Records from a data source:
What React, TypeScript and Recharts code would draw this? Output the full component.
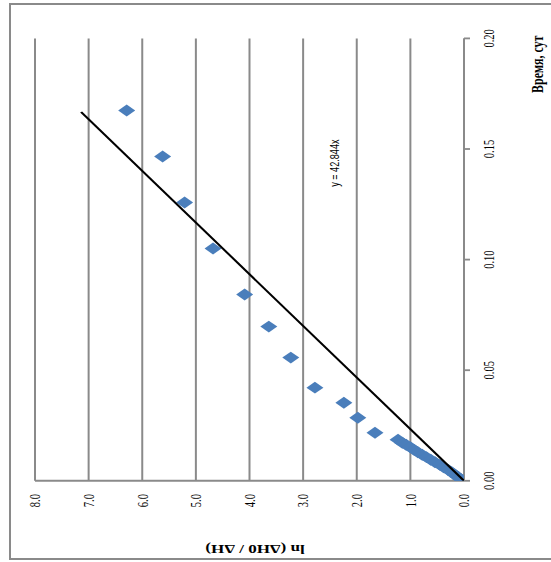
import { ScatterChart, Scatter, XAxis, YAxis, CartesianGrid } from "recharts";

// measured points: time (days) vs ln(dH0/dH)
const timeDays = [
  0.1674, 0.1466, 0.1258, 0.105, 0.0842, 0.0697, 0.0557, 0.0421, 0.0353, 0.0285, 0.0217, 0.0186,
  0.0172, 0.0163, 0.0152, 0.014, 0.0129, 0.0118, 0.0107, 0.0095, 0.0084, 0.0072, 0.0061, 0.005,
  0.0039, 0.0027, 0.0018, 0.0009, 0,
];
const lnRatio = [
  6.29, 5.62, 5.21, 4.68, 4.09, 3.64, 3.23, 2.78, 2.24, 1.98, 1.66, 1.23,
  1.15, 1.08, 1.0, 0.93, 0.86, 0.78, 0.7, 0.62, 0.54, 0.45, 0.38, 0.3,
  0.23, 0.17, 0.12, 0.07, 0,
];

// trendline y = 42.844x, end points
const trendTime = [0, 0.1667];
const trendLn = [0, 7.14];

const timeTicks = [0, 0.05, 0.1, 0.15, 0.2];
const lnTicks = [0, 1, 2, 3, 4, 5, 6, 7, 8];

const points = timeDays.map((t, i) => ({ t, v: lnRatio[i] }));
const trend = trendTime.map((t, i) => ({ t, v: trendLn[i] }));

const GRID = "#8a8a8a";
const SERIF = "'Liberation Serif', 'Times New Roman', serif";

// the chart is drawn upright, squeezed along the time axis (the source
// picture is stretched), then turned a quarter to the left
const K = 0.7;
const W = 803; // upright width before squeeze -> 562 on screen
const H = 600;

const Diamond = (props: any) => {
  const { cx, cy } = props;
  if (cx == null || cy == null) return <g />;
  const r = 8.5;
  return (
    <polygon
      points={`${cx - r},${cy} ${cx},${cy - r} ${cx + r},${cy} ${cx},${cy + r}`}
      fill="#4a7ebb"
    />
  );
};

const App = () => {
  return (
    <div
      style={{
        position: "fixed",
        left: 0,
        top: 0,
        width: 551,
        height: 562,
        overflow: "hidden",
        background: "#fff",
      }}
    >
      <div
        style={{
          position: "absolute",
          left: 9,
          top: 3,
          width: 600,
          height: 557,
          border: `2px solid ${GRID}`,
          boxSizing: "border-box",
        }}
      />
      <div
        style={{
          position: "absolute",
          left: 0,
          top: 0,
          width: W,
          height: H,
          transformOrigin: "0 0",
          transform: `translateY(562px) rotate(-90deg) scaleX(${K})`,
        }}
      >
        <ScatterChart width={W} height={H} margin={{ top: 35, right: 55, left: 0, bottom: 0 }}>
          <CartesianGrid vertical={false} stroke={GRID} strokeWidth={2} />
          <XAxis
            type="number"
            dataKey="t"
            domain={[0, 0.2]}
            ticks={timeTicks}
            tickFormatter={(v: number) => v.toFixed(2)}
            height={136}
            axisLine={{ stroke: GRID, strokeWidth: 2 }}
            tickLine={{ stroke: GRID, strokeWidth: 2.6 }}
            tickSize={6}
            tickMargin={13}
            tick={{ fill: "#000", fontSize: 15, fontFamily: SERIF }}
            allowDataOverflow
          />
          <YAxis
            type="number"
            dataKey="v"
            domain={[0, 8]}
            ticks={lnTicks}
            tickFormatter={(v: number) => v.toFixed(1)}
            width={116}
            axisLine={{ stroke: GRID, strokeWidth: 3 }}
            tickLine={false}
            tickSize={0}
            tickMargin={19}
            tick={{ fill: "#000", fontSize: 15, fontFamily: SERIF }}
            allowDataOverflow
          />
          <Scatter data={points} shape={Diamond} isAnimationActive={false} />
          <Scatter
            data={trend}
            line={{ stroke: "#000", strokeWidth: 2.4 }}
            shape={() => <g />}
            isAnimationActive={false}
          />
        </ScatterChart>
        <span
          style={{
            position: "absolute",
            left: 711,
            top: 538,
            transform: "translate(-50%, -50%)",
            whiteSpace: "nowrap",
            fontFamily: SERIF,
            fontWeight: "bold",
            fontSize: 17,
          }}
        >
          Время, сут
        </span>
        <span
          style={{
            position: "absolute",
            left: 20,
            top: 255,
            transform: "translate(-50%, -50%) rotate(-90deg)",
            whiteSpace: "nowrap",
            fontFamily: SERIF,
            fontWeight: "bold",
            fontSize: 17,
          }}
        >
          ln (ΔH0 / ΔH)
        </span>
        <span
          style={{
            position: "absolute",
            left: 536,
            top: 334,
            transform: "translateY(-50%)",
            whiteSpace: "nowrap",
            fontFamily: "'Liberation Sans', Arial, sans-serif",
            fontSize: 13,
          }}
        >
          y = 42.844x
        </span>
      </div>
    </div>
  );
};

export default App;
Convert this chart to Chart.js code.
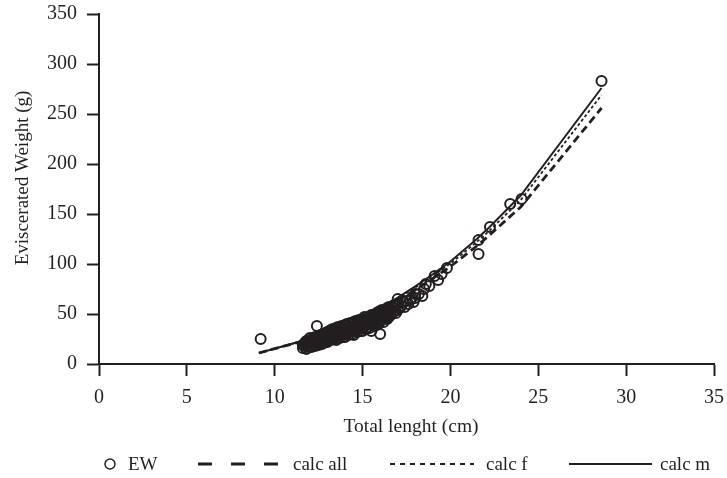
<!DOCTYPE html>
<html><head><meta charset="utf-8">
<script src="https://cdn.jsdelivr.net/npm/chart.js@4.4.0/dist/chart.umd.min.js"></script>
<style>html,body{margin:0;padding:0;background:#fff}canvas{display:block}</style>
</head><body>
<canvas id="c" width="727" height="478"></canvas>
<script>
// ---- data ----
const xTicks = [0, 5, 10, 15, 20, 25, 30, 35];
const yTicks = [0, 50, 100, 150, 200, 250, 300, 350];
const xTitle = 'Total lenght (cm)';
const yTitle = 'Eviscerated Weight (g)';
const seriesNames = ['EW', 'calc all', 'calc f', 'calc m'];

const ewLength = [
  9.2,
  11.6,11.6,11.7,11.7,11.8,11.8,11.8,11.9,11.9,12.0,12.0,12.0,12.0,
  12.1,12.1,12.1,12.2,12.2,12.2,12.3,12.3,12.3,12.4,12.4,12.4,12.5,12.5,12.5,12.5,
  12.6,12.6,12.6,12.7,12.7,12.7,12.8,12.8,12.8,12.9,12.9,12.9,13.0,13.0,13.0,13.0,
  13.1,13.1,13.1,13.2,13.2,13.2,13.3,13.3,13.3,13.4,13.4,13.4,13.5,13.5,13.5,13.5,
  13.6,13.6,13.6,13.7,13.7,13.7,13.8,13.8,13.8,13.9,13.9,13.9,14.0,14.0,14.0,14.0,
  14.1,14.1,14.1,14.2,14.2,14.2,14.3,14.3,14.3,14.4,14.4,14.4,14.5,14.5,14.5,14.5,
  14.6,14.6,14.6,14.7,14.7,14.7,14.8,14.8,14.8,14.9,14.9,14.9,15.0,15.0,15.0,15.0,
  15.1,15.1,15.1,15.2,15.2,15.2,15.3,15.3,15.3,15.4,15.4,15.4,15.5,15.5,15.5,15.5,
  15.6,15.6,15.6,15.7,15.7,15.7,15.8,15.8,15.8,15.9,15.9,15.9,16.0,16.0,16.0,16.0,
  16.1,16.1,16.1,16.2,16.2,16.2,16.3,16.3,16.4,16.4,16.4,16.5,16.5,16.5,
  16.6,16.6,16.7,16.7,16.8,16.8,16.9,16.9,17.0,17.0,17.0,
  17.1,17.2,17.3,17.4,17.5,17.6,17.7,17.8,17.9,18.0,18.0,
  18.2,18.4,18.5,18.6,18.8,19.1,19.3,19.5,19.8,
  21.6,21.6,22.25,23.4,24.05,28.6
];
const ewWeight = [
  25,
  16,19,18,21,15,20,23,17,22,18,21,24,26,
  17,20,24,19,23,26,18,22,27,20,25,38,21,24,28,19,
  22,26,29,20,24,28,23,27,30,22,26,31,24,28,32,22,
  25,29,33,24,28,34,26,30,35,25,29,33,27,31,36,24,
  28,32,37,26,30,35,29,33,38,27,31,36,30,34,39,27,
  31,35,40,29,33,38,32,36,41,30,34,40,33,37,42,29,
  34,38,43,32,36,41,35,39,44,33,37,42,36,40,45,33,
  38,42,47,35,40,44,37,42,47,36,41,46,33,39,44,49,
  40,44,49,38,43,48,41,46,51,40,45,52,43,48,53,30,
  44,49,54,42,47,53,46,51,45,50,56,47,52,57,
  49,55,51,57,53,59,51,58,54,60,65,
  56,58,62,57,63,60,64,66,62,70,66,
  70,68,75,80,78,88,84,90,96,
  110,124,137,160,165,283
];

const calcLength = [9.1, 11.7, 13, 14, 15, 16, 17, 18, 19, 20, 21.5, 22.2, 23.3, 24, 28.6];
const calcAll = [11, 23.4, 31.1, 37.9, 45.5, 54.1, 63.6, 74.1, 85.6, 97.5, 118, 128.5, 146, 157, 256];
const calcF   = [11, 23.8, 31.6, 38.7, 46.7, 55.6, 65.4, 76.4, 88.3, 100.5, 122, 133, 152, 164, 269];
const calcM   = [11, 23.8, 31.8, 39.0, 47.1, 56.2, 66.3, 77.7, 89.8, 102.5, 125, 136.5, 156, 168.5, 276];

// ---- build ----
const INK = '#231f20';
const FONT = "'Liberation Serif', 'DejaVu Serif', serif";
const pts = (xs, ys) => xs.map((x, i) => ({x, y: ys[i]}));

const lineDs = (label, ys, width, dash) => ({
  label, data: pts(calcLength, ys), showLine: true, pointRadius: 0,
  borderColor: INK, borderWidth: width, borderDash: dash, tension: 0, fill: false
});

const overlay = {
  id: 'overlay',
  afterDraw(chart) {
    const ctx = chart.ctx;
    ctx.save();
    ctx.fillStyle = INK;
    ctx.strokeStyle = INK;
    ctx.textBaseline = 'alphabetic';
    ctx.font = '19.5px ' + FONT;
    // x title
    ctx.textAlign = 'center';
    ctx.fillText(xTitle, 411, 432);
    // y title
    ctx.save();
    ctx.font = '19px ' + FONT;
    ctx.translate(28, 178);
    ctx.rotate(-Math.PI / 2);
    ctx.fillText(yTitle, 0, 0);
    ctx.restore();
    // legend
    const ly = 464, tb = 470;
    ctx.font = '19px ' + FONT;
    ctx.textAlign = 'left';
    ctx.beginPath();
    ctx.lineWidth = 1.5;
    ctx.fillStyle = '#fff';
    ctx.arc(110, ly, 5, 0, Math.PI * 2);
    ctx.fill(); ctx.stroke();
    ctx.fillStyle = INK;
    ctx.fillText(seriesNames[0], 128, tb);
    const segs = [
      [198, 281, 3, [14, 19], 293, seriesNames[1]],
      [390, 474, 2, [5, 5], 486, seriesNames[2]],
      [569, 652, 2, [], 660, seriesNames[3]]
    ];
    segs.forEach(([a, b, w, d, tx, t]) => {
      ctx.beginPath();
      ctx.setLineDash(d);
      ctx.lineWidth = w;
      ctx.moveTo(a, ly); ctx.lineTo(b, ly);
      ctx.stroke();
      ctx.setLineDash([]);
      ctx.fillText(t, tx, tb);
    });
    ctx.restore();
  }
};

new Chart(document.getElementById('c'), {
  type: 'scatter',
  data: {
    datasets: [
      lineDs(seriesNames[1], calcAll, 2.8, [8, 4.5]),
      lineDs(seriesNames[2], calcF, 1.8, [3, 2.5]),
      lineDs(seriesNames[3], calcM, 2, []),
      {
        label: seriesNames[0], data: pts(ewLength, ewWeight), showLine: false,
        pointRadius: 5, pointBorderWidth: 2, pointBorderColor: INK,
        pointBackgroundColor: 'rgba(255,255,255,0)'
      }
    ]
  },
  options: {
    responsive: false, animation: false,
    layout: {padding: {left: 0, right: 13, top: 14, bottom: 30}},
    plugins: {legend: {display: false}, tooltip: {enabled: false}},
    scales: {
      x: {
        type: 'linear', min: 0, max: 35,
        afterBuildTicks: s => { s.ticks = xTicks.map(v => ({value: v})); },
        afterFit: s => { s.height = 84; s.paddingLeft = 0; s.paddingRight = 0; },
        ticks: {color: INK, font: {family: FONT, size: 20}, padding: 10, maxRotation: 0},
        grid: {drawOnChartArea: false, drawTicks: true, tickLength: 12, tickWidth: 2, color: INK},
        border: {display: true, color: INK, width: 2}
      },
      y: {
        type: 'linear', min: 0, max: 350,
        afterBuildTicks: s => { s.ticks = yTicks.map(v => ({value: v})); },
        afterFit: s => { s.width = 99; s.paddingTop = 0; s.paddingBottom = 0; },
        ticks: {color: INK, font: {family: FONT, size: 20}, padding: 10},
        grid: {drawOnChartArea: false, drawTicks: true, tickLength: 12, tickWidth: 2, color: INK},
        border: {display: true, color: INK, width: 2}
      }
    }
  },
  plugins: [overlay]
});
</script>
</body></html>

| PROBLEM |
Copy the records above from the first line through the line containing "const H = 600;", both included, and leave out any pictures.

| COMPLETE RESPONSE |
What React, TypeScript and Recharts code would draw this? Output the full component.
import { ScatterChart, Scatter, XAxis, YAxis, CartesianGrid } from "recharts";

// measured points: time (days) vs ln(dH0/dH)
const timeDays = [
  0.1674, 0.1466, 0.1258, 0.105, 0.0842, 0.0697, 0.0557, 0.0421, 0.0353, 0.0285, 0.0217, 0.0186,
  0.0172, 0.0163, 0.0152, 0.014, 0.0129, 0.0118, 0.0107, 0.0095, 0.0084, 0.0072, 0.0061, 0.005,
  0.0039, 0.0027, 0.0018, 0.0009, 0,
];
const lnRatio = [
  6.29, 5.62, 5.21, 4.68, 4.09, 3.64, 3.23, 2.78, 2.24, 1.98, 1.66, 1.23,
  1.15, 1.08, 1.0, 0.93, 0.86, 0.78, 0.7, 0.62, 0.54, 0.45, 0.38, 0.3,
  0.23, 0.17, 0.12, 0.07, 0,
];

// trendline y = 42.844x, end points
const trendTime = [0, 0.1667];
const trendLn = [0, 7.14];

const timeTicks = [0, 0.05, 0.1, 0.15, 0.2];
const lnTicks = [0, 1, 2, 3, 4, 5, 6, 7, 8];

const points = timeDays.map((t, i) => ({ t, v: lnRatio[i] }));
const trend = trendTime.map((t, i) => ({ t, v: trendLn[i] }));

const GRID = "#8a8a8a";
const SERIF = "'Liberation Serif', 'Times New Roman', serif";

// the chart is drawn upright, squeezed along the time axis (the source
// picture is stretched), then turned a quarter to the left
const K = 0.7;
const W = 803; // upright width before squeeze -> 562 on screen
const H = 600;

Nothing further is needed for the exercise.